I pirati, nonostante rimasero stupiti dall’atteggiamento dell’uomo, non ebbero nulla in contrario. Cesare poté allora inviare i suoi seguaci in varie città per recuperare la somma totale. “Fu lasciato in mezzo ai cilici, tra le popolazioni più sanguiarie del mondo, solo con un amico e due servi. E lì trattò con tanto disprezzo che ogni volta che voleva dormire mandava un servitore per dire loro di smettere di parlare”. Sembra un po’ esagerato, ma senza dubbio Cesare aveva un certo caratterino.
Durante la prigionia, che durò “38 giorni, con il massimo della tranquillità Cesare si unì a loro in tutti i loro passatempi ed esercizi, come se fosse il capo e non il prigioniero. Scrisse anche poesie e discorsi che leggeva loro ad alta voce e se questi non dimostravano di apprezzarli, li definiva ’selvaggi ignoranti’. E li minacciava di impiccarli tutti”. E loro, i pirati, come reagivano? Anziché punirlo appendendolo fuori bordo, “erano rapiti da questo atteggiamento. E attribuivano questa libertà nel parlare a una forma di semplicità del suo carattere, o a una certa giocosità giovanile”. Si sbagliavano.
“La somma del riscatto arrivò da Mileto. E Cesare, non appena ebbe pagato e fu rimesso in libertà, prese subito il controllo di alcune navi e partì alla volta del porto di Mileto per dare la caccia ai pirati. Li trovò ancora lì, che stavano gettando l’ancora poco lontano, e li catturò quasi tutti”. Non solo: li spogliò dei loro beni, si riprese il riscatto e li gettò in galera nella vicina Pergamo. E poi andò a trovarli in cella.
“Si recò di persona da Marco Junio, allora governatore dell’Asia, pensando che fosse approprito che anche lui, in quanto pretore incaricato di governare la provincia, assistesse alla punizione dei prigionieri”. Ma quello dopo aver visto i soldi – e desiderando appropriarsene – continuava a rimandare. E allora Cesare lo ignorò: “Andò a Pergamo, tirò fuori i pirati dalla prigione e li fece crocifiggere, proprio come aveva minacciato che avrebbe fatto quando era con loro sull’isola. E loro pensavano che stesse scherzando”.

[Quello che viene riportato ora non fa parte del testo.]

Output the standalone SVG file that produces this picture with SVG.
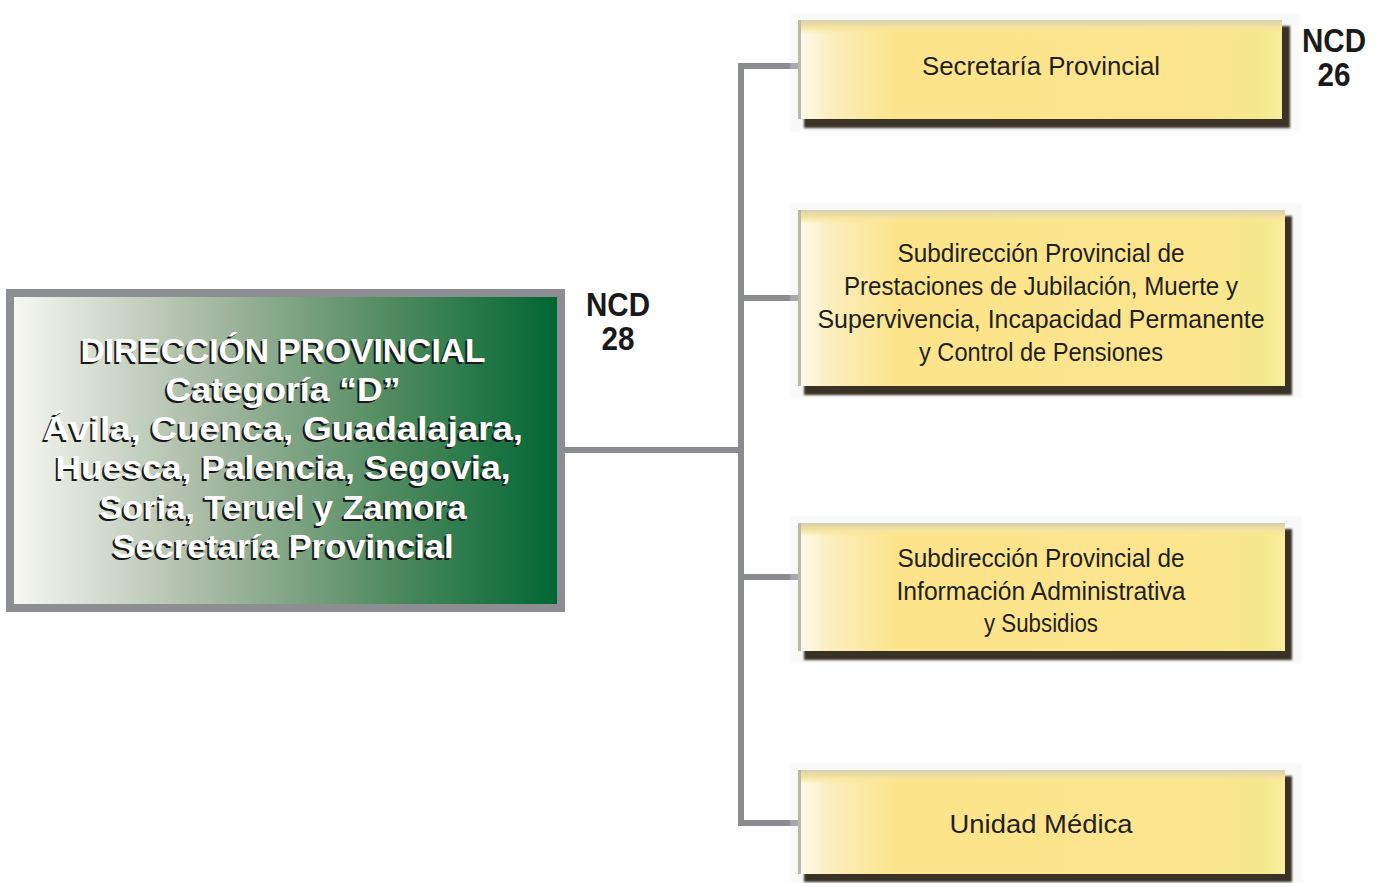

Ora, la storia sembra proprio del genere “troppo bella per essere vera”. Eppure è difficile individuare un particolare che la smascheri come falsa. Forse, come si scrive qui, l’unico elemento sospetto è la somma di 50 talenti: senza dubbio eccessiva. Se si considera che all’epoca Cesare aveva solo 25 anni, ancora un signor nessuno, risulta difficile immaginare che possa aver davvero raccolto tutto quel denaro. Il suo primo vero incarico sarebbe stato due anni dopo. Si aggiunga poi che tutta la sua successiva carriera politica e militare sarebbe stata caratterizzata dalla mancanza di denaro – e dalla necessità di procurarsene.
Per il resto, dopo tutti questi secoli, è difficile trovare modo per smentirla. Va presa per vera, sempre tenendo presente il ruolo che deve aver giocato, a quel tempo, la propaganda. In ogni caso, il suo carattere romanzesco non ha mancato di ispirare nel tempo la creatività degli artisti. Come il musicista Antonio Salieri (quello che secondo la leggenda avrebbe provocato la morte di Mozart), che scrisse un’opera ispirata a questa vicenda: “Cesare in Farmacusa”. Dramma eroicomico che vale la pena ascoltare anche senza conoscere la verità sulla storia di Cesare.